En même temps, les traditions intellectuelles et politiques du marxisme ont des racines profondes dans la culture du pays malgré tous les efforts des partis officiels, des médias corrompus et des mandarins universitaires pour les éradiquer. On peut être certain que le bicentenaire de la naissance, en novembre 1820, de Friedrich Engels sera chaleureusement commémoré dans toute l’Allemagne.
Mais l’absence même de soutien de masse souligne une similitude frappante et dangereuse avec le processus politique ayant conduit à la victoire des nazis en 1933. C’est l’élément de la conspiration, au sein de l’establishment politique, pour renforcer l’extrême-droite. Les événements de Thuringe ont mis en évidence ce processus et ses conséquences réactionnaires.
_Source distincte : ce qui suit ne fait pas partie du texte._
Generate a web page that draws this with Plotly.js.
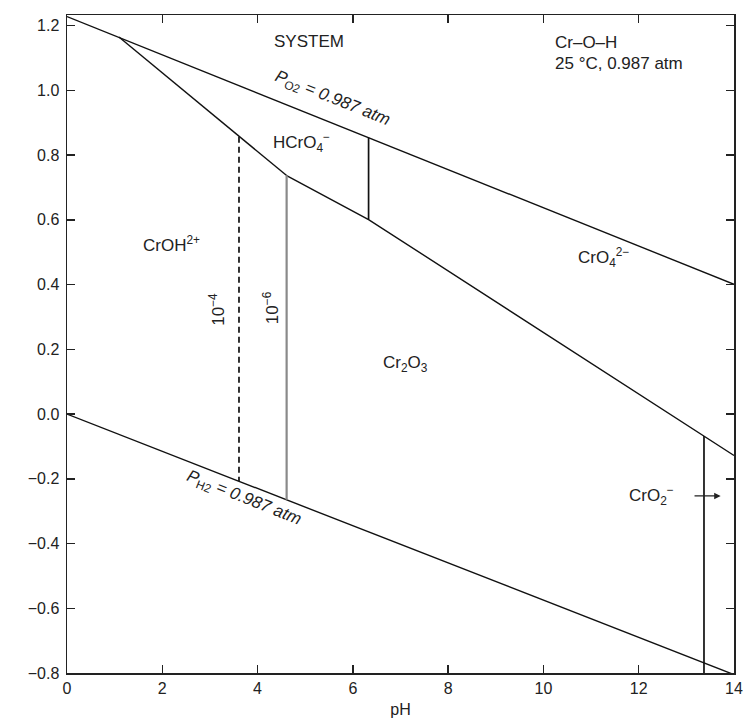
<!DOCTYPE html>
<html>
<head>
<meta charset="utf-8">
<script src="https://cdn.plot.ly/plotly-3.0.1.min.js"></script>
<style>html,body{margin:0;padding:0;background:#fff;}#chart{width:743px;height:720px;}</style>
</head>
<body>
<div id="chart"></div>
<script>
// Pourbaix diagram, Cr–O–H system (E in volts vs pH)
var pH_O2 = [0, 14];
var E_O2 = [1.228, 0.401];
var pH_H2 = [0, 14];
var E_H2 = [0, -0.805];
var pH_CrOH_HCrO4 = [1.09, 4.61];
var E_CrOH_HCrO4 = [1.165, 0.737];
var pH_Cr2O3_upper = [4.61, 6.33, 14];
var E_Cr2O3_upper = [0.737, 0.601, -0.128];
var pH_HCrO4_CrO4 = [6.33, 6.33];
var E_HCrO4_CrO4 = [0.601, 0.854];
var pH_CrO2 = [13.37, 13.37];
var E_CrO2 = [-0.068, -0.8];
var pH_act4 = [3.61, 3.61];
var E_act4 = [0.857, -0.207];
var pH_act6 = [4.61, 4.61];
var E_act6 = [0.737, -0.265];

var xTicks = [0, 2, 4, 6, 8, 10, 12, 14];
var yTicks = [-0.8, -0.6, -0.4, -0.2, 0.0, 0.2, 0.4, 0.6, 0.8, 1.0, 1.2];

var FONT = 'Liberation Sans, Arial, Helvetica, sans-serif';
function line(x, y, color, width, dash) {
  return {x: x, y: y, type: 'scatter', mode: 'lines', hoverinfo: 'skip', cliponaxis: true,
          line: {color: color, width: width, dash: dash || 'solid'}, showlegend: false};
}
var data = [
  line(pH_O2, E_O2, '#111', 1.4),
  line(pH_H2, E_H2, '#111', 1.4),
  line(pH_CrOH_HCrO4, E_CrOH_HCrO4, '#111', 1.4),
  line(pH_Cr2O3_upper, E_Cr2O3_upper, '#111', 1.4),
  line(pH_HCrO4_CrO4, E_HCrO4_CrO4, '#111', 1.7),
  line(pH_CrO2, E_CrO2, '#111', 1.7),
  line(pH_act4, E_act4, '#111', 1.7, '6px,4px'),
  line(pH_act6, E_act6, '#8a8a8a', 2.2)
];

function ann(x, y, text, opts) {
  var a = {x: x, y: y, xref: 'x', yref: 'y', text: text, showarrow: false,
           font: {family: FONT, size: 17, color: '#222'}};
  for (var k in opts) a[k] = opts[k];
  return a;
}

var layout = {
  width: 743, height: 720,
  margin: {l: 67, r: 9, t: 15, b: 47},
  paper_bgcolor: '#fff', plot_bgcolor: '#fff',
  font: {family: FONT, size: 16, color: '#222'},
  xaxis: {range: [0, 14], tickvals: xTicks, ticks: 'inside', ticklen: 8, tickwidth: 1.5,
          tickcolor: '#222', showline: true, linecolor: '#222', linewidth: 1.5, mirror: 'ticks',
          showgrid: false, zeroline: false, tickfont: {size: 16}, ticklabeloverflow: 'allow',
          title: {text: 'pH', font: {size: 16}, standoff: 8}},
  yaxis: {range: [-0.8, 1.233], tickvals: yTicks, tickformat: '.1f', ticks: 'inside', ticklen: 8,
          tickwidth: 1.5, tickcolor: '#222', showline: true, linecolor: '#222', linewidth: 1.5,
          mirror: 'ticks', showgrid: false, zeroline: false, tickfont: {size: 16},
          ticklabelstandoff: 3},
  annotations: [
    ann(5.08, 1.15, 'SYSTEM'),
    ann(10.2, 1.147, 'Cr–O–H', {xanchor: 'left'}),
    ann(10.2, 1.083, '25 °C, 0.987 atm', {xanchor: 'left'}),
    ann(5.56, 0.972, '<i>P</i><sub>O2</sub><i> = 0.987 atm</i>', {textangle: 21.8}),
    ann(4.92, 0.839, 'HCrO<sub>4</sub><sup>−</sup>'),
    ann(2.2, 0.524, 'CrOH<sup>2+</sup>'),
    ann(3.16, 0.324, '10<sup>−4</sup>', {textangle: -90}),
    ann(4.28, 0.33, '10<sup>−6</sup>', {textangle: -90}),
    ann(7.11, 0.154, 'Cr<sub>2</sub>O<sub>3</sub>'),
    ann(11.26, 0.484, 'CrO<sub>4</sub><sup>2−</sup>'),
    ann(12.26, -0.253, 'CrO<sub>2</sub><sup>−</sup>'),
    {x: 13.72, y: -0.253, ax: 13.14, ay: -0.253, xref: 'x', yref: 'y', axref: 'x', ayref: 'y',
     text: '', showarrow: true, arrowhead: 2, arrowsize: 1, arrowwidth: 1.3, arrowcolor: '#222'},
    ann(3.72, -0.262, '<i>P</i><sub>H2</sub><i> = 0.987 atm</i>', {textangle: 21.8})
  ]
};

Plotly.newPlot('chart', data, layout, {displayModeBar: false, staticPlot: true});
</script>
</body>
</html>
Le seul parti qui lutte constamment contre la croissance de l’AfD et le retour du fascisme et du militarisme en Allemagne et dans le monde est le Sozialistische Gleichheitspartei. Ses avertissements ont été confirmés. Comme l’a écrit le dirigeant du SGP Christoph Vandreier, dans son inestimable révélation de la conspiration politique qui sous-tend la montée de l’AfD:
L’AfD n’a ni une base de soutien de masse ni des unités prêtes au combat comme les SA (troupes d’assaut) d’Hitler. Ces derniers recrutaient leurs membres parmi les anciens combattants déracinés, les membres socialement ruinés de la petite bourgeoisie et les chômeurs désespérés. La force de l’AfD provient exclusivement du soutien qu’elle reçoit des partis politiques, des médias, du gouvernement et de l’appareil d’État.
Comme partout dans le monde, un processus de radicalisation politique est en cours en Allemagne. Les événements de Thuringe, qui ont choqué l’opinion publique, vont accélérer ce processus. Mais son développement opportun et politiquement conscient exige la construction du Sozialistische Gleichheitspartei et du Comité international de la Quatrième Internationale en tant que parti révolutionnaire de la classe ouvrière allemande et internationale.